→ EXERCISE OBJECTIVE
Quote the listing in full, exactly as given, minus any pictures.

→ DATA

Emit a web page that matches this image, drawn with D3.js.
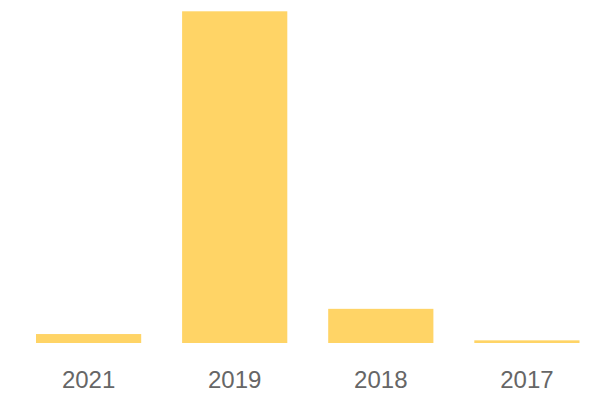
<!DOCTYPE html>
<html>
<head>
<meta charset="utf-8">
<script src="https://cdn.jsdelivr.net/npm/d3@7"></script>
<style>
    body { margin: 0; background: #fff; }
    #chart text { font-family: "Liberation Sans", Arial, sans-serif; }
</style>
</head>
<body>
<div id="chart"></div>
<script>
// Chart data
const years = ["2021", "2019", "2018", "2017"];
const counts = [27, 1000, 103, 8];

const width = 600;
const height = 400;

const svg = d3.select("#chart")
    .append("svg")
    .attr("width", width)
    .attr("height", height);

// Scales
const xScale = d3.scaleBand()
    .domain(years)
    .range([36, 579.5])
    .paddingInner(0.28)
    .paddingOuter(0);

const yScale = d3.scaleLinear()
    .domain([0, d3.max(counts)])
    .range([343, 11.3]);

// Bars
svg.selectAll(".bar")
    .data(years)
    .enter()
    .append("rect")
    .attr("class", "bar")
    .attr("x", d => xScale(d))
    .attr("y", (d, i) => yScale(counts[i]))
    .attr("width", xScale.bandwidth())
    .attr("height", (d, i) => yScale(0) - yScale(counts[i]))
    .attr("fill", "#FFD466");

// X axis, labels only
const xAxis = svg.append("g")
    .attr("transform", `translate(0,${yScale(0)})`)
    .call(d3.axisBottom(xScale).tickSize(0).tickPadding(28));

xAxis.select(".domain").remove();
xAxis.selectAll("text")
    .style("font-size", "24px")
    .style("fill", "#666666");
</script>
</body>
</html>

→ WRITTEN ANSWER
Emit a web page that matches this image, drawn with D3.js.
<!DOCTYPE html>
<html>
<head>
<meta charset="utf-8">
<script src="https://cdn.jsdelivr.net/npm/d3@7"></script>
<style>
    body { margin: 0; background: #fff; }
    #chart text { font-family: "Liberation Sans", Arial, sans-serif; }
</style>
</head>
<body>
<div id="chart"></div>
<script>
// Chart data
const years = ["2021", "2019", "2018", "2017"];
const counts = [27, 1000, 103, 8];

const width = 600;
const height = 400;

const svg = d3.select("#chart")
    .append("svg")
    .attr("width", width)
    .attr("height", height);

// Scales
const xScale = d3.scaleBand()
    .domain(years)
    .range([36, 579.5])
    .paddingInner(0.28)
    .paddingOuter(0);

const yScale = d3.scaleLinear()
    .domain([0, d3.max(counts)])
    .range([343, 11.3]);

// Bars
svg.selectAll(".bar")
    .data(years)
    .enter()
    .append("rect")
    .attr("class", "bar")
    .attr("x", d => xScale(d))
    .attr("y", (d, i) => yScale(counts[i]))
    .attr("width", xScale.bandwidth())
    .attr("height", (d, i) => yScale(0) - yScale(counts[i]))
    .attr("fill", "#FFD466");

// X axis, labels only
const xAxis = svg.append("g")
    .attr("transform", `translate(0,${yScale(0)})`)
    .call(d3.axisBottom(xScale).tickSize(0).tickPadding(28));

xAxis.select(".domain").remove();
xAxis.selectAll("text")
    .style("font-size", "24px")
    .style("fill", "#666666");
</script>
</body>
</html>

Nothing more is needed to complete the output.